Records to use >>
##########

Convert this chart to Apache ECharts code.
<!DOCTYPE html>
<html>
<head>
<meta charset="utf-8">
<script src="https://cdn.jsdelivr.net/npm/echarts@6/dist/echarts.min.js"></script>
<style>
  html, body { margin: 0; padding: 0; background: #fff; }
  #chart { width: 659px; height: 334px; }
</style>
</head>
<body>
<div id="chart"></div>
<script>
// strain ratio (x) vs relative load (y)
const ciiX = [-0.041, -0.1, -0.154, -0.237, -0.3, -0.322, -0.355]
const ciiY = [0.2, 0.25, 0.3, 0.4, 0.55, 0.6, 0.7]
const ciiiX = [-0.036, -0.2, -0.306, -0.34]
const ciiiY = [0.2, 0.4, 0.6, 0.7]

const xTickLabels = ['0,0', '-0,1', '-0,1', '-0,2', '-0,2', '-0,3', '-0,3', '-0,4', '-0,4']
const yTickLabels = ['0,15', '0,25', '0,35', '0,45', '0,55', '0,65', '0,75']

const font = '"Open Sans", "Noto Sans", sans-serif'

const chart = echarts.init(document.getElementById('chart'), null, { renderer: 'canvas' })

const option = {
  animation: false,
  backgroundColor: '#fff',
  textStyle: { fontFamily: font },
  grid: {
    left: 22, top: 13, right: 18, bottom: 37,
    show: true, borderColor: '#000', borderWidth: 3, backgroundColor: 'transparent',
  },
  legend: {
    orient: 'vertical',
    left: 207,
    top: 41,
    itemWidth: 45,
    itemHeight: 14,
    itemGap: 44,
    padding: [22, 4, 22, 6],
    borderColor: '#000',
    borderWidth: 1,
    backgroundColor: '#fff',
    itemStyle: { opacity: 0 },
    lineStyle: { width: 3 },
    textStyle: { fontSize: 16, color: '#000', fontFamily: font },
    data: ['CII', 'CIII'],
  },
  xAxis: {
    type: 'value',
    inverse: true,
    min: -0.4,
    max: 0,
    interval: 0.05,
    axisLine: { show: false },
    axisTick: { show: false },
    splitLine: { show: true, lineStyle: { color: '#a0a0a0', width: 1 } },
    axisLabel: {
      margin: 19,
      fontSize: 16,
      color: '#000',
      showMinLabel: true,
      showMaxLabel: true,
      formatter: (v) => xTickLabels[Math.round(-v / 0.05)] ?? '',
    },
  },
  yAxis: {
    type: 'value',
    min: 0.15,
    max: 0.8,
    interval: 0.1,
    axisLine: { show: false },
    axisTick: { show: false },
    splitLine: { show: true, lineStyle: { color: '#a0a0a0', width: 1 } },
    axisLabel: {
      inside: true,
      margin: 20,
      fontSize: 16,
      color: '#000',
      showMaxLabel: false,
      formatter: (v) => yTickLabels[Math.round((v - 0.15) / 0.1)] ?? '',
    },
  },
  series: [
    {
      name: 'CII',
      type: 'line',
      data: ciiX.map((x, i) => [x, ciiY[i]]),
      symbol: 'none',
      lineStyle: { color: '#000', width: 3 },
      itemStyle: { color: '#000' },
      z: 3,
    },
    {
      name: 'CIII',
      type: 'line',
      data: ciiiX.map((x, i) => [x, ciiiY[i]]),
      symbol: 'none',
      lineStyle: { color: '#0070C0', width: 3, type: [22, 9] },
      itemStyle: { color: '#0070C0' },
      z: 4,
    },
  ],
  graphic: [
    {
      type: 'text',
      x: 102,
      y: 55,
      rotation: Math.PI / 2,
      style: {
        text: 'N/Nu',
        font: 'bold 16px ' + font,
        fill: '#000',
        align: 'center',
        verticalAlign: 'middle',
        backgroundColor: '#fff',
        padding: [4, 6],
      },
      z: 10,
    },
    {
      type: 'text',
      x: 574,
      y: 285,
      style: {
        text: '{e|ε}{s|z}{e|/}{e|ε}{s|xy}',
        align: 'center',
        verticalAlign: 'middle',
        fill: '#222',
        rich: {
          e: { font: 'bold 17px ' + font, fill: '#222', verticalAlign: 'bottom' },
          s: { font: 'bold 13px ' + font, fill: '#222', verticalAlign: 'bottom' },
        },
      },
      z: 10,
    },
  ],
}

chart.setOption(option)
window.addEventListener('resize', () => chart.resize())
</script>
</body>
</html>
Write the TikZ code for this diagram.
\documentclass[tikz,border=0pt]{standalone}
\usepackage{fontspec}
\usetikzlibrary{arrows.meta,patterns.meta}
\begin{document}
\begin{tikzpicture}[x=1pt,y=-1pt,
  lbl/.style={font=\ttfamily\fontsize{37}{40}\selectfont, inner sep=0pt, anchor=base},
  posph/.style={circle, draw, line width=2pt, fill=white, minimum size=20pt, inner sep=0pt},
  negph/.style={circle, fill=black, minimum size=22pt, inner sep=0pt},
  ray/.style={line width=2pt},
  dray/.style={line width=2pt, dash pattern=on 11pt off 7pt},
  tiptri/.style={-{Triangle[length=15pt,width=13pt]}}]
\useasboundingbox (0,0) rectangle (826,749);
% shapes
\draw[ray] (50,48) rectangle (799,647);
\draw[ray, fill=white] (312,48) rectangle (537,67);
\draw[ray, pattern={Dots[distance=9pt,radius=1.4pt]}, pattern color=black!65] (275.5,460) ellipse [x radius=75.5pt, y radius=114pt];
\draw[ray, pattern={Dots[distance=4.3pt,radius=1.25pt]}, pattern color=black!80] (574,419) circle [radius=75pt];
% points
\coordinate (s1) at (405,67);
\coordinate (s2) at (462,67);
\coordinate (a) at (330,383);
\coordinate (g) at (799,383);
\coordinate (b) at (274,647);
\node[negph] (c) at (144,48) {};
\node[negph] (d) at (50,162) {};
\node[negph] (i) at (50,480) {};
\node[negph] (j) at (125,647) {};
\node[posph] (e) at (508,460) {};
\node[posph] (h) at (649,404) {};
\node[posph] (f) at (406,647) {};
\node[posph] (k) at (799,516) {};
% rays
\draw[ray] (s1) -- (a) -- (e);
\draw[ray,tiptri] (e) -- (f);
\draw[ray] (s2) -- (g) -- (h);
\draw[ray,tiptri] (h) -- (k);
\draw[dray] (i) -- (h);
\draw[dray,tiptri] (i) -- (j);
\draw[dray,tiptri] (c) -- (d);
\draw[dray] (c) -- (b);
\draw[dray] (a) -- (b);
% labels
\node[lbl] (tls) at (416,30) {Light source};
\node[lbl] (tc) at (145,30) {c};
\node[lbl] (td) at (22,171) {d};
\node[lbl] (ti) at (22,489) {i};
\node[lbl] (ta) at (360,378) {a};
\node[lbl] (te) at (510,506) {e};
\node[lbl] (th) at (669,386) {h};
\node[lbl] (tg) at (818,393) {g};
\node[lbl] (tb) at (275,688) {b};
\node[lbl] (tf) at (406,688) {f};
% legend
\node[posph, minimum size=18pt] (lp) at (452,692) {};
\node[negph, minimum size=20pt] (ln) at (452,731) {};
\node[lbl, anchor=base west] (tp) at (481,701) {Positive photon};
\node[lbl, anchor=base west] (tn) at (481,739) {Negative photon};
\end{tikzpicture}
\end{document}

##########

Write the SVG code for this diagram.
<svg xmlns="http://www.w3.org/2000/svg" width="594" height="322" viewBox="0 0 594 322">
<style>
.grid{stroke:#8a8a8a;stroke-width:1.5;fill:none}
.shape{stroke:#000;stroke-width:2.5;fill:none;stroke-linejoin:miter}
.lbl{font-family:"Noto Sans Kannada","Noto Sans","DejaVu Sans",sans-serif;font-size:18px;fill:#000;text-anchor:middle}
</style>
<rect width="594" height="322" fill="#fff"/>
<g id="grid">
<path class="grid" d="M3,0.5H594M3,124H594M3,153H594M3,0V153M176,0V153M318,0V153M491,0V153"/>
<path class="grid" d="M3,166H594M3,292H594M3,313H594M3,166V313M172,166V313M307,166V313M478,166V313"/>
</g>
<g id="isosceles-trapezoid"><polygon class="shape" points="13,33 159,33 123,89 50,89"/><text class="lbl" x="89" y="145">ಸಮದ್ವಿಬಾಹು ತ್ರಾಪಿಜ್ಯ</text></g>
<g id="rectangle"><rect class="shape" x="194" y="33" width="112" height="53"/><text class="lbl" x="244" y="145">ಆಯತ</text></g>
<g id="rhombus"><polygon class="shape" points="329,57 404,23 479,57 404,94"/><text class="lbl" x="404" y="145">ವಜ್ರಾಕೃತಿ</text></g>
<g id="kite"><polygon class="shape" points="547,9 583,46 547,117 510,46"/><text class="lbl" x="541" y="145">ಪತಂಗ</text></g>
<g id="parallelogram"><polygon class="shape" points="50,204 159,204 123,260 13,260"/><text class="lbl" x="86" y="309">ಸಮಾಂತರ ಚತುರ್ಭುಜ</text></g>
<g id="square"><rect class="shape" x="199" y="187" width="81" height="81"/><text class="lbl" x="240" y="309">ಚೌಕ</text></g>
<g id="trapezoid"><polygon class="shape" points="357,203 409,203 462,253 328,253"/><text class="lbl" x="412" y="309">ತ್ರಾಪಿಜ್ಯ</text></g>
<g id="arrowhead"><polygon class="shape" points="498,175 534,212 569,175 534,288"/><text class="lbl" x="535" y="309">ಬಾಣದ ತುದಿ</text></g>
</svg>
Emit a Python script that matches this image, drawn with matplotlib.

##########

Exercise brief >> Would you quote everything above from the line containing "Write the SVG code for this diagram." down to the line containing "Emit a Python"? Include both of those lines and nothing else.

Answer to the problem >>
Write the SVG code for this diagram.
<svg xmlns="http://www.w3.org/2000/svg" width="594" height="322" viewBox="0 0 594 322">
<style>
.grid{stroke:#8a8a8a;stroke-width:1.5;fill:none}
.shape{stroke:#000;stroke-width:2.5;fill:none;stroke-linejoin:miter}
.lbl{font-family:"Noto Sans Kannada","Noto Sans","DejaVu Sans",sans-serif;font-size:18px;fill:#000;text-anchor:middle}
</style>
<rect width="594" height="322" fill="#fff"/>
<g id="grid">
<path class="grid" d="M3,0.5H594M3,124H594M3,153H594M3,0V153M176,0V153M318,0V153M491,0V153"/>
<path class="grid" d="M3,166H594M3,292H594M3,313H594M3,166V313M172,166V313M307,166V313M478,166V313"/>
</g>
<g id="isosceles-trapezoid"><polygon class="shape" points="13,33 159,33 123,89 50,89"/><text class="lbl" x="89" y="145">ಸಮದ್ವಿಬಾಹು ತ್ರಾಪಿಜ್ಯ</text></g>
<g id="rectangle"><rect class="shape" x="194" y="33" width="112" height="53"/><text class="lbl" x="244" y="145">ಆಯತ</text></g>
<g id="rhombus"><polygon class="shape" points="329,57 404,23 479,57 404,94"/><text class="lbl" x="404" y="145">ವಜ್ರಾಕೃತಿ</text></g>
<g id="kite"><polygon class="shape" points="547,9 583,46 547,117 510,46"/><text class="lbl" x="541" y="145">ಪತಂಗ</text></g>
<g id="parallelogram"><polygon class="shape" points="50,204 159,204 123,260 13,260"/><text class="lbl" x="86" y="309">ಸಮಾಂತರ ಚತುರ್ಭುಜ</text></g>
<g id="square"><rect class="shape" x="199" y="187" width="81" height="81"/><text class="lbl" x="240" y="309">ಚೌಕ</text></g>
<g id="trapezoid"><polygon class="shape" points="357,203 409,203 462,253 328,253"/><text class="lbl" x="412" y="309">ತ್ರಾಪಿಜ್ಯ</text></g>
<g id="arrowhead"><polygon class="shape" points="498,175 534,212 569,175 534,288"/><text class="lbl" x="535" y="309">ಬಾಣದ ತುದಿ</text></g>
</svg>
Emit a Python script that matches this image, drawn with matplotlib.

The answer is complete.